When I procured my DROID BIONIC, I knew full well things were only about to get worse, and get worse they did. I'm lucky to make it to 3PM if I'm actually using my phone as my primary email and chat / browsing device (as is the case on most weekends). I have a portable charger, but half the time I've forgotten to recharge it, or to bring it with me in the first place. So, my phone actually has a dead battery at some point three to four days a week.
What's all this got to do with the the so-called "thinness war?" Well, frankly, everything.
Death To The Ultra-Thin Phone And Removable Batteries
Phones that are incredibly thin are good for one thing, and one thing only: taking comparison pictures next to fatter phones. It's like those "world's tallest skyscraper" illustrations - they're fascinating, but totally useless. This isn't entirely true, as some exceptionally thick devices (like the Hero or slider keyboard phones) do make the case for slimming things down a bit, though I think it's safe to say that we've gotten to a point where anything less than 10mm can be called "thin enough."
But instead of aiming to stay within a certain profile size, manufacturers continue to push thinner and thinner devices, like we're all aspiring supermodels. And the real victim here is battery life. If you think 1900mAh is sufficient for a modern, dual-core Android device, you're probably a Samsung engineer. I cannot understand why getting a phone to 8mm is more important than getting it to 8 o'clock every night. It actually makes no sense whatsoever.
Some people might say that it's Android's fault for being such a power hog, but that's like complaining that a Lamborghini gets bad gas mileage. You don't tell your customers to go suck an egg - you put in a bigger gas tank.
So why don't most manufacturers do what is so obviously logical that it literally hurts my brain to think about it? My thought on the matter is this: it's simply a specification war that's gotten out of hand, and it's one that is absolutely screwing consumers. Yes, I remember the days of the bulky flip-phones and gigantic Sidekicks - that was a time when thinness was a real selling point, because getting your phone in your pocket could be a real challenge.

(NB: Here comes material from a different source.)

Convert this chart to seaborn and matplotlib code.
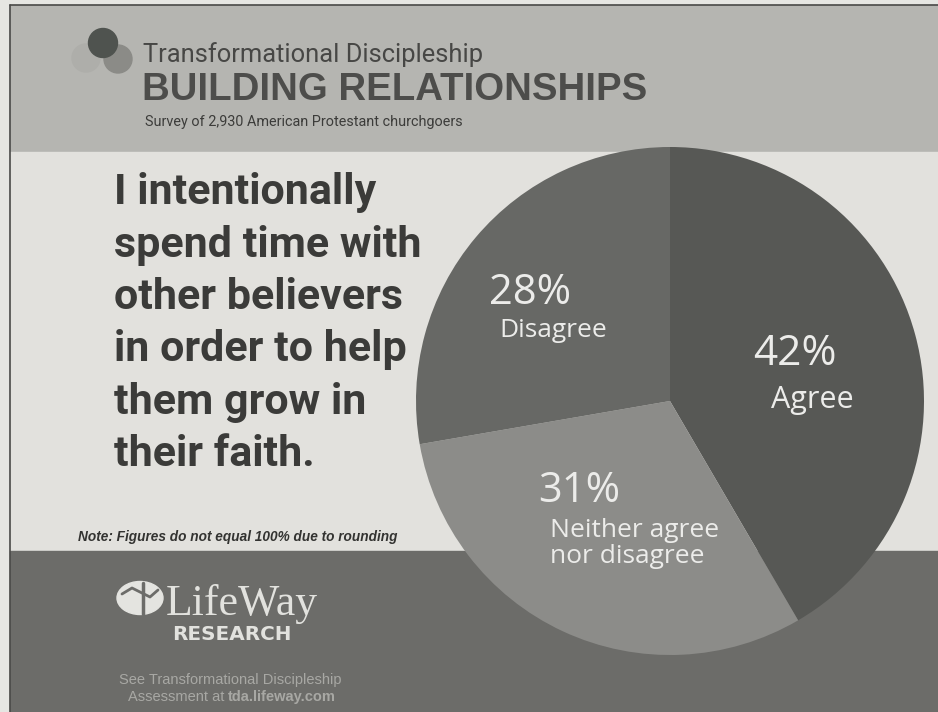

As we all know, that just isn't the case anymore. The only real question about phone size today is in the realm of surface area, or more specifically, display size. It's not a matter of whether the Galaxy Note is too thick to fit in your pocket, it's a matter of whether your pocket is large enough to accommodate its 5.3" display. No one ever says "this phone is just too thick," at least when you're talking about smartphones.
The only manufacturer to even recognize that some users might want a larger battery is Motorola, with the DROID RAZR MAXX. It's 9mm thick. Let me just say that again: nine millimeters. I've held a RAZR MAXX, and aside from the device's unusual width, I can say without a shadow of a doubt that I can live with 9mm and a 3300mAh battery, even if it's non-removable. Just check out droid-life's review of it. That battery is the greatest thing since sliced bread (OK, I'm exaggerating), and I am seriously considering getting one because of it.
The reason they can jam that much battery in? It's non-removable, and they've made the chassis 2mm thicker. Let's be frank: if you were offered that much of a boost in battery life on your phone in exchange for it being non-removable and a couple millimeters thicker, you would take it. Talk to me all you want of cycle fatigue, but I couldn't care less - I'll take the multi-day battery and more solid build quality over some flimsy and creaky plastic cover on the back of my phone every time. I don't want to carry a spare battery. I don't want to carry a portable charger. I just want a phone that lasts all day.
And I'm just about ready to put my money where my mouth is.